### [Goal of the exercise]
The material below includes pictures; leave them out and return only the lines between the line containing "Write the Plotly code for this chart." and the line containing "return 1 - p / H", inclusive, word for word.

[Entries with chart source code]
◆ ◆ ◆

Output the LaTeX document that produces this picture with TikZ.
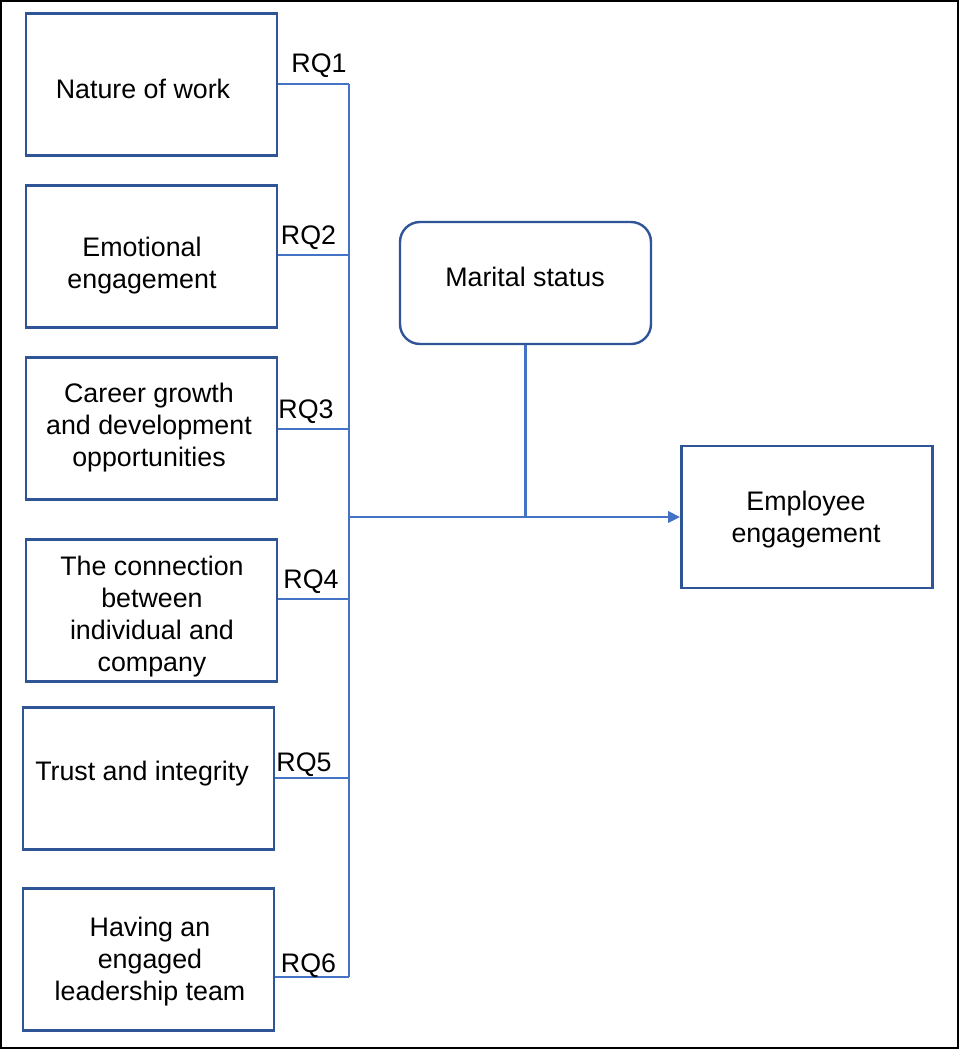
\documentclass[tikz,border=0pt]{standalone}
\usepackage{fontspec}
\setmainfont{Liberation Sans}
\usetikzlibrary{arrows.meta}
\definecolor{boxblue}{HTML}{2F5597}
\definecolor{linkblue}{HTML}{4472C4}
\tikzset{
  box/.style={draw=boxblue, line width=2.6pt, minimum width=251pt, minimum height=142pt, inner sep=0pt},
  rbox/.style={draw=boxblue, line width=2.4pt, rounded corners=20pt, minimum width=251pt, minimum height=122pt, inner sep=0pt},
  txt/.style={align=center, inner sep=0pt, font=\fontsize{26.8}{32}\selectfont},
  rq/.style={inner sep=0pt, font=\fontsize{26.8}{32}\selectfont},
  link/.style={draw=linkblue, line width=2.8pt},
}
\begin{document}
\begin{tikzpicture}[x=1pt,y=-1pt]
\useasboundingbox (0,0) rectangle (960,1050);
\draw[black, line width=2pt] (1,1) rectangle (958,1048);

% left boxes
\node[box] (b1) at (151.5,84.5) {};
\node[box] (b2) at (151.5,256.5) {};
\node[box] (b3) at (151.5,428.5) {};
\node[box] (b4) at (151.5,610.5) {};
\node[box] (b5) at (148.5,778.5) {};
\node[box] (b6) at (148.5,959.5) {};

\node[txt] (t1) at (143,89) {Nature of work};
\node[txt] (t2) at (142,266) {Emotional\\engagement};
\node[txt] (t3) at (149,428) {Career growth\\and development\\opportunities};
\node[txt] (t4) at (152,617) {The connection\\between\\individual and\\company};
\node[txt] (t5) at (142,774) {Trust and integrity};
\node[txt] (t6) at (150,962) {Having an\\engaged\\leadership team};

% right side
\node[rbox] (ms) at (525.5,283) {};
\node[txt] (mst) at (525,277) {Marital status};
\node[box] (ee) at (807,517) {};
\node[txt] (eet) at (806,520) {Employee\\engagement};

% junctions
\coordinate (j1) at (349,84);
\coordinate (j2) at (349,255);
\coordinate (j3) at (349,429);
\coordinate (j4) at (349,599);
\coordinate (j5) at (349,778);
\coordinate (j6) at (349,977);
\coordinate (jm) at (349,517);

\draw[link] (b1.east |- j1) -- (j1);
\draw[link] (b2.east |- j2) -- (j2);
\draw[link] (b3.east |- j3) -- (j3);
\draw[link] (b4.east |- j4) -- (j4);
\draw[link] (b5.east |- j5) -- (j5);
\draw[link] (b6.east |- j6) -- (j6);
\draw[link] (j1) -- (j6);
\draw[link] (ms.south) -- (ms.south |- jm);
\draw[link, -{Triangle[length=12pt,width=11pt]}] (jm) -- (ee.west);

% labels
\node[rq] (rq1) at (319,66) {RQ1};
\node[rq] (rq2) at (308.5,238) {RQ2};
\node[rq] (rq3) at (306,412) {RQ3};
\node[rq] (rq4) at (311,582) {RQ4};
\node[rq] (rq5) at (304,765) {RQ5};
\node[rq] (rq6) at (308.5,966) {RQ6};
\end{tikzpicture}
\end{document}
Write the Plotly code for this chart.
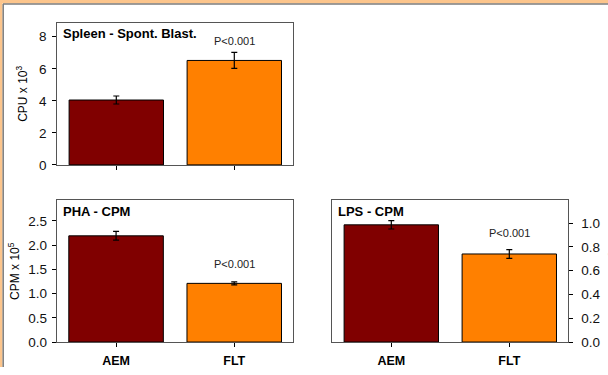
import plotly.graph_objects as go

W, H = 608, 375

groups = ["AEM", "FLT"]
colors = ["#800000", "#FF8000"]

spleen_vals = [4.05, 6.52]
spleen_err = [0.25, 0.5]

pha_vals = [2.19, 1.21]
pha_err = [0.09, 0.03]

lps_vals = [0.985, 0.74]
lps_err = [0.035, 0.037]

p_label = "P<0.001"

FONT = "Liberation Sans, Arial, sans-serif"

fig = go.Figure()

def px_x(p):
    return p / W

def px_y(p):
    return 1 - p / H

def add_bars(vals, errs, xa, ya):
    fig.add_trace(go.Bar(
        x=groups, y=vals,
        marker=dict(color=colors, line=dict(color="black", width=1)),
        error_y=dict(type="data", array=errs, color="black", thickness=1.2, width=3),
        width=0.8, xaxis=xa, yaxis=ya, showlegend=False,
    ))

add_bars(spleen_vals, spleen_err, "x", "y")
add_bars(pha_vals, pha_err, "x2", "y2")
add_bars(lps_vals, lps_err, "x3", "y3")

axis_common = dict(showline=True, mirror=True, linecolor="#555555", linewidth=1.3,
                   ticks="outside", ticklen=4, tickcolor="black", showgrid=False,
                   zeroline=False, tickfont=dict(family=FONT, size=13.5, color="#111"))

xcat = dict(tickvals=groups, ticktext=["<b>AEM</b>", "<b>FLT</b>"])

fig.update_layout(
    width=W, height=H,
    margin=dict(l=0, r=0, t=0, b=0),
    paper_bgcolor="white", plot_bgcolor="white",
    bargap=0.2,
    font=dict(family=FONT, color="black"),
    xaxis=dict(domain=[px_x(57.3), px_x(293.3)], anchor="y", showticklabels=False, **axis_common),
    yaxis=dict(domain=[px_y(168.5), px_y(23.3)], anchor="x", range=[0, 8.87],
               tickvals=[0, 2, 4, 6, 8], ticklabelstandoff=3,
               title=dict(text="CPU x 10<sup>3</sup>", font=dict(family=FONT, size=12), standoff=8),
               **axis_common),
    xaxis2=dict(domain=[px_x(57.0), px_x(293.3)], anchor="y2", ticklabelstandoff=3, **xcat,
                **{**axis_common, "tickfont": dict(family=FONT, size=12.5, color="black")}),
    yaxis2=dict(domain=[px_y(349.5), px_y(204.8)], anchor="x2", range=[0, 2.92],
                tickvals=[0, 0.5, 1.0, 1.5, 2.0, 2.5], tickformat=".1f", ticklabelstandoff=2,
                title=dict(text="CPM x 10<sup>5</sup>", font=dict(family=FONT, size=12), standoff=6),
                **axis_common),
    xaxis3=dict(domain=[px_x(332.3), px_x(568.3)], anchor="y3", ticklabelstandoff=3, **xcat,
                **{**axis_common, "tickfont": dict(family=FONT, size=12.5, color="black")}),
    yaxis3=dict(domain=[px_y(349.5), px_y(204.8)], anchor="x3", range=[0, 1.19], side="right",
                tickvals=[0, 0.2, 0.4, 0.6, 0.8, 1.0], tickformat=".1f", ticklabelstandoff=5,
                **axis_common),
)

ann = []
def panel_title(text, xref, yref):
    ann.append(dict(text="<b>" + text + "</b>", xref=xref + " domain", yref=yref + " domain",
                    x=0.015, y=0.99, xanchor="left", yanchor="top", showarrow=False,
                    font=dict(family=FONT, size=13, color="black")))

panel_title("Spleen - Spont. Blast.", "x", "y")
panel_title("PHA - CPM", "x2", "y2")
panel_title("LPS - CPM", "x3", "y3")

ann.append(dict(text=p_label, x="FLT", y=7.75, xref="x", yref="y", showarrow=False,
                font=dict(family=FONT, size=11, color="#222")))
ann.append(dict(text=p_label, x="FLT", y=1.6, xref="x2", yref="y2", showarrow=False,
                font=dict(family=FONT, size=11, color="#222")))
ann.append(dict(text=p_label, x="FLT", y=0.92, xref="x3", yref="y3", showarrow=False,
                font=dict(family=FONT, size=11, color="#222")))

# clipped right-axis title (faint), as in the reference
ann.append(dict(text="CPM x 10<sup>6</sup>", x=px_x(613), y=px_y(285), xref="paper", yref="paper",
                textangle=-90, showarrow=False, xanchor="center", yanchor="middle",
                font=dict(family=FONT, size=11, color="#bbbbbb")))

fig.update_layout(annotations=ann)

# outer frame (peach border with grey inner line)
shapes = [
    dict(type="rect", xref="paper", yref="paper", x0=0, x1=1, y0=px_y(3.5), y1=1,
         fillcolor="#FCC58C", line=dict(width=0), layer="above"),
    dict(type="rect", xref="paper", yref="paper", x0=0, x1=px_x(2.5), y0=0, y1=1,
         fillcolor="#FCC58C", line=dict(width=0), layer="above"),
    dict(type="line", xref="paper", yref="paper", x0=px_x(3), x1=1, y0=px_y(4), y1=px_y(4),
         line=dict(color="#7d7d7d", width=1.5), layer="above"),
    dict(type="line", xref="paper", yref="paper", x0=px_x(3.2), x1=px_x(3.2), y0=0, y1=px_y(4),
         line=dict(color="#7d7d7d", width=1.5), layer="above"),
]
fig.update_layout(shapes=shapes)

fig.write_html("out.html")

◆ ◆ ◆

### [Result of the task]
Write the Plotly code for this chart.
import plotly.graph_objects as go

W, H = 608, 375

groups = ["AEM", "FLT"]
colors = ["#800000", "#FF8000"]

spleen_vals = [4.05, 6.52]
spleen_err = [0.25, 0.5]

pha_vals = [2.19, 1.21]
pha_err = [0.09, 0.03]

lps_vals = [0.985, 0.74]
lps_err = [0.035, 0.037]

p_label = "P<0.001"

FONT = "Liberation Sans, Arial, sans-serif"

fig = go.Figure()

def px_x(p):
    return p / W

def px_y(p):
    return 1 - p / H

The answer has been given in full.